勅して言うことには、「太政大臣藤原仲麻呂(恵美押勝)ならびにその子や孫は、兵を起して反逆を成した。よって官位を剥奪し、ならびに藤原姓の字を除くことをすでに処置した。その職分田や封戸等からのいろいろな財物をことごとくこれを収公すること。」。
ただちに使者を派遣して、固く三つの関所(伊勢国鈴鹿関、美濃国不破関、越前国愛発関)を守らせた。
從三位藤原の朝臣永手に正三位、正四位下吉備の朝臣眞備に從三位、正五位下藤原の朝臣繩麻呂に從四位下、正七位上大津の連大浦に從四位上、從七位上牡鹿の連嶋足、正六位上坂の上の忌寸苅田麻呂、外從五位下粟田の朝臣道麻呂、從六位下中臣伊勢の連老人、從八位上弓削の宿祢淨人、外從五位下高丘の連比良麻呂、正五位上日下部の宿祢子麻呂に並に從四位下、從七位下紀の朝臣船守に從五位下、正七位上民の忌寸総麻呂に外從五位下を授けた。
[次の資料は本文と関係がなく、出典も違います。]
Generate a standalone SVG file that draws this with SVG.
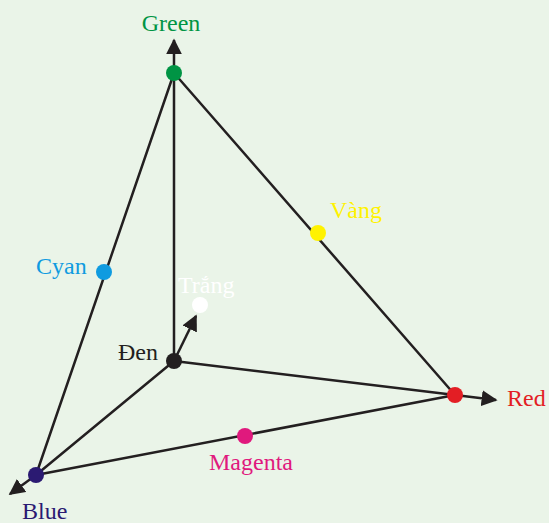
<svg xmlns="http://www.w3.org/2000/svg" width="549" height="523" viewBox="0 0 549 523">
<defs>
<marker id="ah" viewBox="0 0 10 10" refX="9" refY="5" markerWidth="6.4" markerHeight="6.4" markerUnits="strokeWidth" orient="auto">
<path d="M0,0 L10,5 L0,10 z" fill="#231f20"/>
</marker>
<style>
.ln{stroke:#231f20;stroke-width:2.5;fill:none;stroke-linecap:round}
.ar{stroke:#231f20;stroke-width:2.5;fill:none;marker-end:url(#ah)}
text{font-family:"Liberation Serif","Times New Roman",serif;font-size:24px}
</style>
</defs>
<rect width="549" height="523" fill="#eaf4e8"/>
<g id="connectors">
<line class="ln" x1="174" y1="73" x2="455" y2="395"/>
<line class="ln" x1="174" y1="73" x2="36" y2="475"/>
<line class="ln" x1="455" y1="395" x2="36" y2="475"/>
<line class="ln" x1="174" y1="361" x2="455" y2="395"/>
<line class="ln" x1="174" y1="361" x2="36" y2="475"/>
<line class="ar" x1="174" y1="361" x2="174" y2="40"/>
<line class="ar" x1="455" y1="395" x2="496" y2="400"/>
<line class="ar" x1="36" y1="475" x2="10" y2="494"/>
<line class="ar" x1="174" y1="361" x2="196" y2="316"/>
</g>
<g id="den"><circle cx="174" cy="361" r="8" fill="#231f20"/><text x="118" y="360" fill="#231f20">Đen</text></g>
<g id="green"><circle cx="174" cy="73" r="8" fill="#009444"/><text x="171" y="31" fill="#009444" text-anchor="middle">Green</text></g>
<g id="red"><circle cx="455" cy="395" r="8" fill="#e31e24"/><text x="507" y="406" fill="#e31e24">Red</text></g>
<g id="blue"><circle cx="36" cy="475" r="8" fill="#2b1a72"/><text x="22" y="519" fill="#2b1a72">Blue</text></g>
<g id="cyan"><circle cx="104" cy="272" r="8" fill="#0f9be0"/><text x="36" y="274" fill="#0f9be0">Cyan</text></g>
<g id="vang"><circle cx="318" cy="233" r="8" fill="#fff200"/><text x="330" y="218" fill="#fff200">Vàng</text></g>
<g id="magenta"><circle cx="245" cy="436" r="8" fill="#e0197d"/><text x="209" y="470" fill="#e0197d">Magenta</text></g>
<g id="trang"><circle cx="200" cy="305" r="8" fill="#ffffff"/><text x="178" y="293" fill="#ffffff">Trắng</text></g>
</svg>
弓削の宿祢淨人には姓を弓削の御淨朝臣を賜った。中臣の伊勢の連老人には中臣伊勢の朝臣、大津の連大浦には大津の宿祢、牡鹿の連嶋足には牡鹿の宿祢、坂の上の忌寸苅田麻呂には坂の上の大忌寸を賜った。
この夜、藤原仲麻呂(恵美押勝)は近江に逃走し、官軍が追討する。